- **REQUIREMENTS**
Write the data out again exactly, dropping any images it holds.

- **GIVEN MATERIAL**
::::::::
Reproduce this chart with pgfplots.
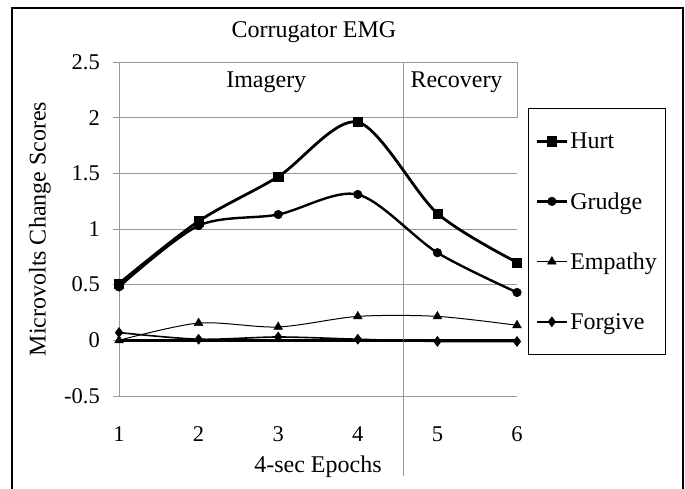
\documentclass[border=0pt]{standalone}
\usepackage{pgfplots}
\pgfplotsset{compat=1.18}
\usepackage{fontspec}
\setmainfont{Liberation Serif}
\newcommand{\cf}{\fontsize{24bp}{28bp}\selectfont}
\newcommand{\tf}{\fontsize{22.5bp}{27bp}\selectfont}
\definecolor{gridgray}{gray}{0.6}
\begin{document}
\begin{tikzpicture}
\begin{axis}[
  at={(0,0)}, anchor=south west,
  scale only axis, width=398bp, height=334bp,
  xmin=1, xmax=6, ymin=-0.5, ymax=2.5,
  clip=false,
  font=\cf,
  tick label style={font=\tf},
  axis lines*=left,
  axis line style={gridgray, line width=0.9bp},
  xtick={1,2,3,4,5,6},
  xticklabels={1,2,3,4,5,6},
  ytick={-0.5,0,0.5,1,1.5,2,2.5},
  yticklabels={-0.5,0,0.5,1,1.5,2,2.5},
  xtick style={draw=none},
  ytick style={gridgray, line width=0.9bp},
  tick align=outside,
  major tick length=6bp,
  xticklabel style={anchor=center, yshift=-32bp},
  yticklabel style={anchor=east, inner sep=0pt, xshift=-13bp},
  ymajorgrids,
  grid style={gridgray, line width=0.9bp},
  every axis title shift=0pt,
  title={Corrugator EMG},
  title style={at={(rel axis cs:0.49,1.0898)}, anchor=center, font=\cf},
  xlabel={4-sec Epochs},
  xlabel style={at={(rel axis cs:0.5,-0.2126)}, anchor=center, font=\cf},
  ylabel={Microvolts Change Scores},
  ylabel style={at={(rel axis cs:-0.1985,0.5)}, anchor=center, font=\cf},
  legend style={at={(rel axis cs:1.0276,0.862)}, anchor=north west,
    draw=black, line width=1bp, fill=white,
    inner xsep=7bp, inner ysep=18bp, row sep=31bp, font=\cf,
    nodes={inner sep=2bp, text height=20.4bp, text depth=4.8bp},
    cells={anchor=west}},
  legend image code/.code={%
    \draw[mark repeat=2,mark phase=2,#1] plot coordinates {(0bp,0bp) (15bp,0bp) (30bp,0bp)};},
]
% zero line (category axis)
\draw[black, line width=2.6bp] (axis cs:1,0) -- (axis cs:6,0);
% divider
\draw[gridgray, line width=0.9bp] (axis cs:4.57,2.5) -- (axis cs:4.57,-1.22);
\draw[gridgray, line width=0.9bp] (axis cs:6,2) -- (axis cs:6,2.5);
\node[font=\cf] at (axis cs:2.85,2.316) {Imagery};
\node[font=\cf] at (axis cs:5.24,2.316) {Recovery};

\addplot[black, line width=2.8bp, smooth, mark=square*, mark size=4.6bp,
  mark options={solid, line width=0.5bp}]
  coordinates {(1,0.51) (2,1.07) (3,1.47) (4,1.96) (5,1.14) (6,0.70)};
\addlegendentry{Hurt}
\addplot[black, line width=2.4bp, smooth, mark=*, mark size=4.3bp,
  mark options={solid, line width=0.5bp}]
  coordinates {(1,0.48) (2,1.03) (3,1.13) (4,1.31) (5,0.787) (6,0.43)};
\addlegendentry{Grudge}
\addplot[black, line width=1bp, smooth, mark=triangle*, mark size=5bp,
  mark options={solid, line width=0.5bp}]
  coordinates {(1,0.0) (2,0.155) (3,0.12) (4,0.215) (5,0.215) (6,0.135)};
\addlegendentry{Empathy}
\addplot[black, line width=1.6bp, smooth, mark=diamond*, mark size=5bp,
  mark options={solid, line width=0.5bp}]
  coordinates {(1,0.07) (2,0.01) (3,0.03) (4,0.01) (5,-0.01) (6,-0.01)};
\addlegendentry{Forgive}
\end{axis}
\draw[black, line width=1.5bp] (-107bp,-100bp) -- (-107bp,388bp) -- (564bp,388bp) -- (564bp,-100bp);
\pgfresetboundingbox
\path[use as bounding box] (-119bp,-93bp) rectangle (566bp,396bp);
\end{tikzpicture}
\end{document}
::::::::
- **ANSWER TO THE PROBLEM**
Reproduce this chart with pgfplots.
\documentclass[border=0pt]{standalone}
\usepackage{pgfplots}
\pgfplotsset{compat=1.18}
\usepackage{fontspec}
\setmainfont{Liberation Serif}
\newcommand{\cf}{\fontsize{24bp}{28bp}\selectfont}
\newcommand{\tf}{\fontsize{22.5bp}{27bp}\selectfont}
\definecolor{gridgray}{gray}{0.6}
\begin{document}
\begin{tikzpicture}
\begin{axis}[
  at={(0,0)}, anchor=south west,
  scale only axis, width=398bp, height=334bp,
  xmin=1, xmax=6, ymin=-0.5, ymax=2.5,
  clip=false,
  font=\cf,
  tick label style={font=\tf},
  axis lines*=left,
  axis line style={gridgray, line width=0.9bp},
  xtick={1,2,3,4,5,6},
  xticklabels={1,2,3,4,5,6},
  ytick={-0.5,0,0.5,1,1.5,2,2.5},
  yticklabels={-0.5,0,0.5,1,1.5,2,2.5},
  xtick style={draw=none},
  ytick style={gridgray, line width=0.9bp},
  tick align=outside,
  major tick length=6bp,
  xticklabel style={anchor=center, yshift=-32bp},
  yticklabel style={anchor=east, inner sep=0pt, xshift=-13bp},
  ymajorgrids,
  grid style={gridgray, line width=0.9bp},
  every axis title shift=0pt,
  title={Corrugator EMG},
  title style={at={(rel axis cs:0.49,1.0898)}, anchor=center, font=\cf},
  xlabel={4-sec Epochs},
  xlabel style={at={(rel axis cs:0.5,-0.2126)}, anchor=center, font=\cf},
  ylabel={Microvolts Change Scores},
  ylabel style={at={(rel axis cs:-0.1985,0.5)}, anchor=center, font=\cf},
  legend style={at={(rel axis cs:1.0276,0.862)}, anchor=north west,
    draw=black, line width=1bp, fill=white,
    inner xsep=7bp, inner ysep=18bp, row sep=31bp, font=\cf,
    nodes={inner sep=2bp, text height=20.4bp, text depth=4.8bp},
    cells={anchor=west}},
  legend image code/.code={%
    \draw[mark repeat=2,mark phase=2,#1] plot coordinates {(0bp,0bp) (15bp,0bp) (30bp,0bp)};},
]
% zero line (category axis)
\draw[black, line width=2.6bp] (axis cs:1,0) -- (axis cs:6,0);
% divider
\draw[gridgray, line width=0.9bp] (axis cs:4.57,2.5) -- (axis cs:4.57,-1.22);
\draw[gridgray, line width=0.9bp] (axis cs:6,2) -- (axis cs:6,2.5);
\node[font=\cf] at (axis cs:2.85,2.316) {Imagery};
\node[font=\cf] at (axis cs:5.24,2.316) {Recovery};

\addplot[black, line width=2.8bp, smooth, mark=square*, mark size=4.6bp,
  mark options={solid, line width=0.5bp}]
  coordinates {(1,0.51) (2,1.07) (3,1.47) (4,1.96) (5,1.14) (6,0.70)};
\addlegendentry{Hurt}
\addplot[black, line width=2.4bp, smooth, mark=*, mark size=4.3bp,
  mark options={solid, line width=0.5bp}]
  coordinates {(1,0.48) (2,1.03) (3,1.13) (4,1.31) (5,0.787) (6,0.43)};
\addlegendentry{Grudge}
\addplot[black, line width=1bp, smooth, mark=triangle*, mark size=5bp,
  mark options={solid, line width=0.5bp}]
  coordinates {(1,0.0) (2,0.155) (3,0.12) (4,0.215) (5,0.215) (6,0.135)};
\addlegendentry{Empathy}
\addplot[black, line width=1.6bp, smooth, mark=diamond*, mark size=5bp,
  mark options={solid, line width=0.5bp}]
  coordinates {(1,0.07) (2,0.01) (3,0.03) (4,0.01) (5,-0.01) (6,-0.01)};
\addlegendentry{Forgive}
\end{axis}
\draw[black, line width=1.5bp] (-107bp,-100bp) -- (-107bp,388bp) -- (564bp,388bp) -- (564bp,-100bp);
\pgfresetboundingbox
\path[use as bounding box] (-119bp,-93bp) rectangle (566bp,396bp);
\end{tikzpicture}
\end{document}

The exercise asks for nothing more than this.